Delays in detection usually indicate a gap in monitoring. Sure enough, after a comprehensive audit of our service monitoring, we discovered that a number of Atom services were not set up in Pingdom (our availability monitoring tool) or New Relic (our application performance monitoring tool). We don’t currently have an automated way to create or delete monitors in New Relic and Pingdom when services are added or removed, so we implemented a quarterly audit (assisted by some scripts that pull data from the Pingdom and New Relic APIs) to ensure that monitors are up to date.

Lengthy investigation/analysis periods could be due to issues with training or preparedness, but we found that, in most cases, investigations were delayed because the initial alert was inaccurate (for example, it pointed to a service that was related to the outage, but was not the root cause itself) or due to insufficient telemetry or logging. The introduction of distributed tracing in New Relic made a big difference for us, because it helped us more quickly narrow down the root cause of an issue.

We also worked with all of the teams on improving the quality of logging: writing clearer messages, providing more contextual data in logs, and also removing unnecessary logs. Furthermore, we divided our alerting into two tiers, so a service that fails due to an upstream service throws a different alert than one that fails due to an internal issue. This made it much easier for the team to see the root cause of an outage amidst a stream of alerts.

The Result

With changes like the ones mentioned above, among quite a few others, we were able to dramatically drive down our max and median outage duration over the next two years. This is illustrated in the graph below, most notably by the higher proportion of blue circles (outages that took fewer than 90 minutes to resolve):

Graph showing platform outages from the following two years. X axis represents the date and y axis represents incident duration. Twenty four incidents are listed, with twelve lasting more than 2 hours, three lasting 90–120 minutes, and the remaining nine lasting less than 90 minutes.

We still had far more yellow circles (outages that lasted more than 2 hours) than we would have liked, but the median duration of those outages had improved as well, which indicates that the work we did on monitoring and training also helped in those situations.

Our 90-day availability was up to 99.5%, a dramatic improvement from our baseline of 98.6%, but still short of our goal. Additional work was needed. We noticed that, while our outage durations improved, the number of outages didn’t go down — we were still having about 12 per year, so we decided to pivot our focus to reducing the number of outages (n).

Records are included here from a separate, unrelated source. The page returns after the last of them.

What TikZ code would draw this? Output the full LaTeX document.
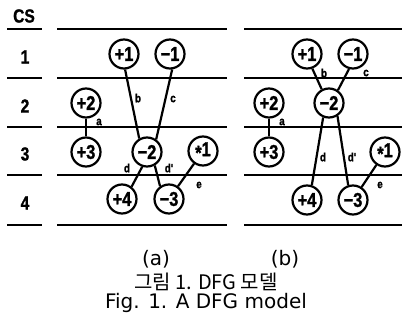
\documentclass[tikz,border=0pt]{standalone}
\usepackage{fontspec}
\setmainfont{Liberation Sans}
\newfontfamily\nodefont[FakeStretch=0.82,FakeBold=1.2]{Liberation Sans}
\newfontfamily\capfont{DejaVu Sans}
\newfontfamily\krfont{Noto Sans CJK KR}

\tikzset{
  op/.style={circle, draw, line width=2.2pt, minimum size=29pt, inner sep=0pt,
    font=\nodefont\bfseries\fontsize{20}{20}\selectfont},
  link/.style={line width=2.2pt},
  rowline/.style={line width=2.2pt},
  lab/.style={inner sep=0pt, font=\nodefont\bfseries\fontsize{12}{12}\selectfont},
  hdr/.style={inner sep=0pt, font=\nodefont\bfseries\fontsize{19}{19}\selectfont},
  captext/.style={inner sep=0pt, font=\capfont\fontsize{20}{20}\selectfont},
  krcap/.style={inner sep=0pt, font=\krfont\fontsize{20}{20}\selectfont},
}
% multiplication operator: asterisk centred on the digit height
\newcommand{\mulop}{\raisebox{-3.5pt}{*}}

\begin{document}
\begin{tikzpicture}[x=1pt,y=-1pt]
\useasboundingbox (0,0) rectangle (402,324);
\fill[white] (0,0) rectangle (402,324);

% control-step rows
\foreach \yy in {29,78,127,175,225} {
  \draw[rowline] (7,\yy) -- (42,\yy);
  \draw[rowline] (57,\yy) -- (227,\yy);
  \draw[rowline] (244,\yy) -- (402,\yy);
}
\node[hdr] (cs) at (24,16) {CS};
\node[hdr] (r1) at (25,57) {1};
\node[hdr] (r2) at (25,106) {2};
\node[hdr] (r3) at (25,154) {3};
\node[hdr] (r4) at (25,203) {4};

% ---- schedule (a)
\node[op] (ap1) at (124,54) {+1};
\node[op] (am1) at (170,54) {−1};
\node[op] (ap2) at (86,103) {+2};
\node[op] (ap3) at (86,152) {+3};
\node[op] (am2) at (147,152) {−2};
\node[op] (ax1) at (203,151) {\mulop1};
\node[op] (ap4) at (122,199) {+4};
\node[op] (am3) at (169,199) {−3};

\draw[link] (ap1.-86) -- (am2.120);
\draw[link] (am1.-82) -- (am2.54);
\draw[link] (ap2) -- (ap3);
\draw[link] (am2.252) -- (ap4.52);
\draw[link] (am2.300) -- (am3.125);
\draw[link] (ax1) -- (am3);

\node[lab] (alb) at (138,98) {b};
\node[lab] (alc) at (173,99) {c};
\node[lab] (ala) at (99,122) {a};
\node[lab] (ald) at (127,168) {d};
\node[lab] (aldd) at (169,168) {d'};
\node[lab] (ale) at (199,185) {e};

% ---- schedule (b)
\node[op] (bp1) at (307,54) {+1};
\node[op] (bm1) at (353,54) {−1};
\node[op] (bp2) at (269,103) {+2};
\node[op] (bp3) at (269,152) {+3};
\node[op] (bm2) at (329,103) {−2};
\node[op] (bx1) at (385,152) {\mulop1};
\node[op] (bp4) at (307,200) {+4};
\node[op] (bm3) at (353,200) {−3};

\draw[link] (bp1.-70) -- (bm2.118);
\draw[link] (bm1.-105) -- (bm2.55);
\draw[link] (bp2) -- (bp3);
\draw[link] (bm2.248) -- (bp4.72);
\draw[link] (bm2.303) -- (bm3.108);
\draw[link] (bx1) -- (bm3);

\node[lab] (blb) at (324,73) {b};
\node[lab] (blc) at (366,73) {c};
\node[lab] (bla) at (282,122) {a};
\node[lab] (bld) at (323,157) {d};
\node[lab] (bldd) at (352,157) {d'};
\node[lab] (ble) at (380,185) {e};

% captions
\node[captext] (capa) at (156,259) {(a)};
\node[captext] (capb) at (285,259) {(b)};
\node[krcap] (capk) at (206,282) {그림 1. DFG 모델};
\node[captext] (capf) at (206,303) {Fig. 1. A DFG model};
\end{tikzpicture}
\end{document}
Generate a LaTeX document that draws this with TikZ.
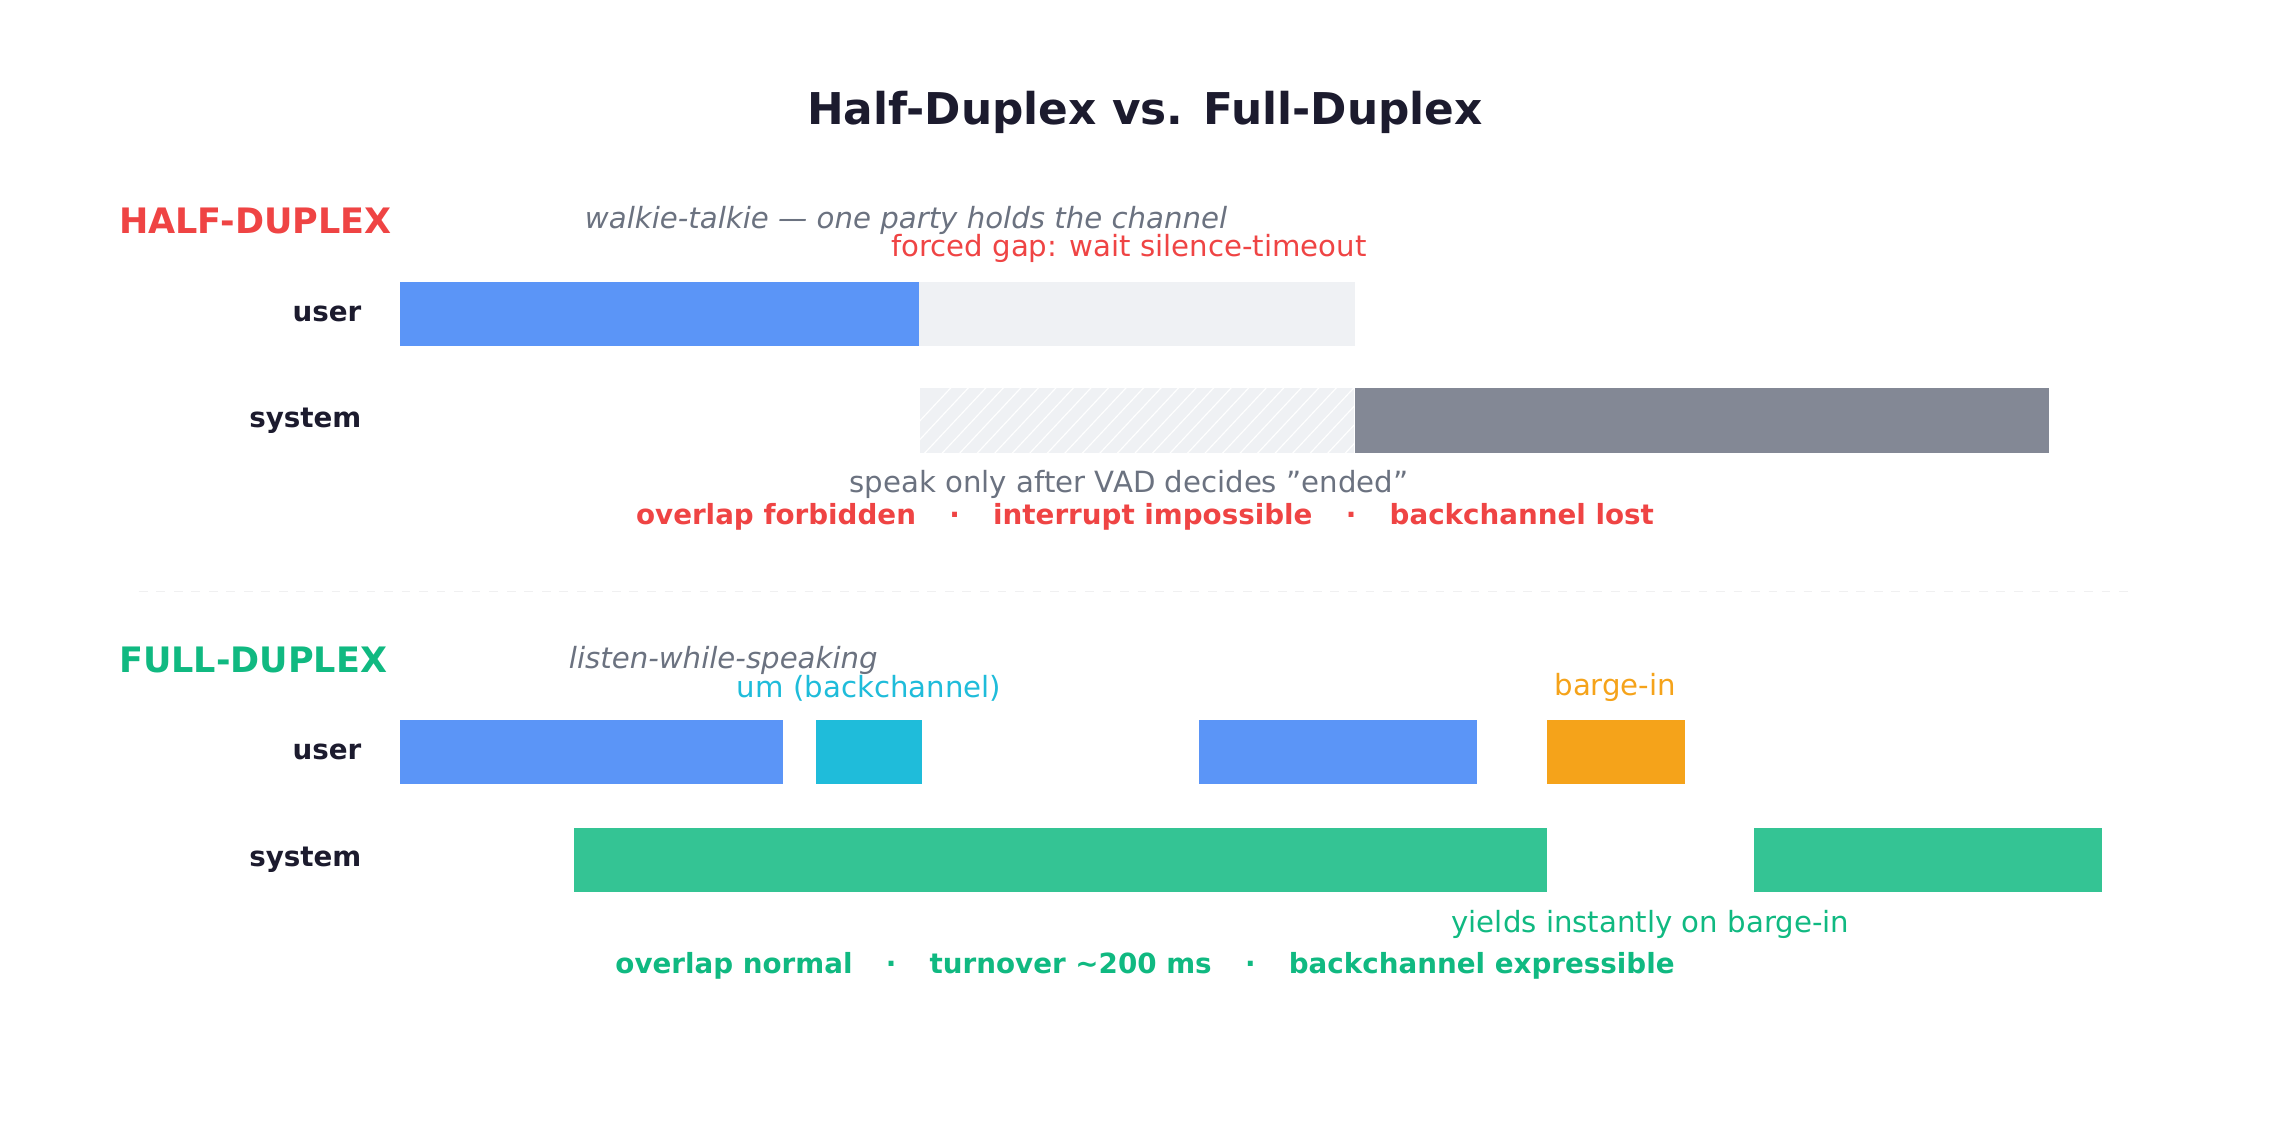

An analysis showed that the majority of outages were caused by code releases, which we felt should have been preventable. This jibes with the observation in Site Reliability Engineering that “The number one source of outages is change.” To address this, we introduced a number of stringent manual checkpoints in our release process — such as pre-release checklists, pre-mortems, and walkthroughs/dry runs.

Those process improvements allowed us to finish the last three months of the year with zero outages while still releasing code to meet critical business objectives. Since then, we have only dipped slightly below 100% availability a few times, and are averaging 99.98% availability for the year.

What’s Next

While we did manage to hit our goal, the controls we added to reduce release-related outages — which included additional manual QA, multiple meetings/real-time conversations, and checklists — have a heavy cost in time/effort, and consequently release velocity. We will be exploring ways to automate these manual failsafes so we can have a release process that is both robust and low-effort.

Meanwhile, we will continue to work on improving our incident response, expanding the pool of engineers qualified to respond to outages, while also improving training, monitoring, and tooling so they can resolve things more quickly.

That being said, a Google SRE recently published an analysis showed that, given that outages are relatively rare but have a broad range of causes and triggers, it is very difficult to change a system’s average incident duration (MTTR) in a meaningful and consistent way.

Consequently, we will also be taking a closer look at the auto-healing and auto-scaling capabilities of Atom’s various components, to minimize the types of outages that require human intervention in the first place.

--

--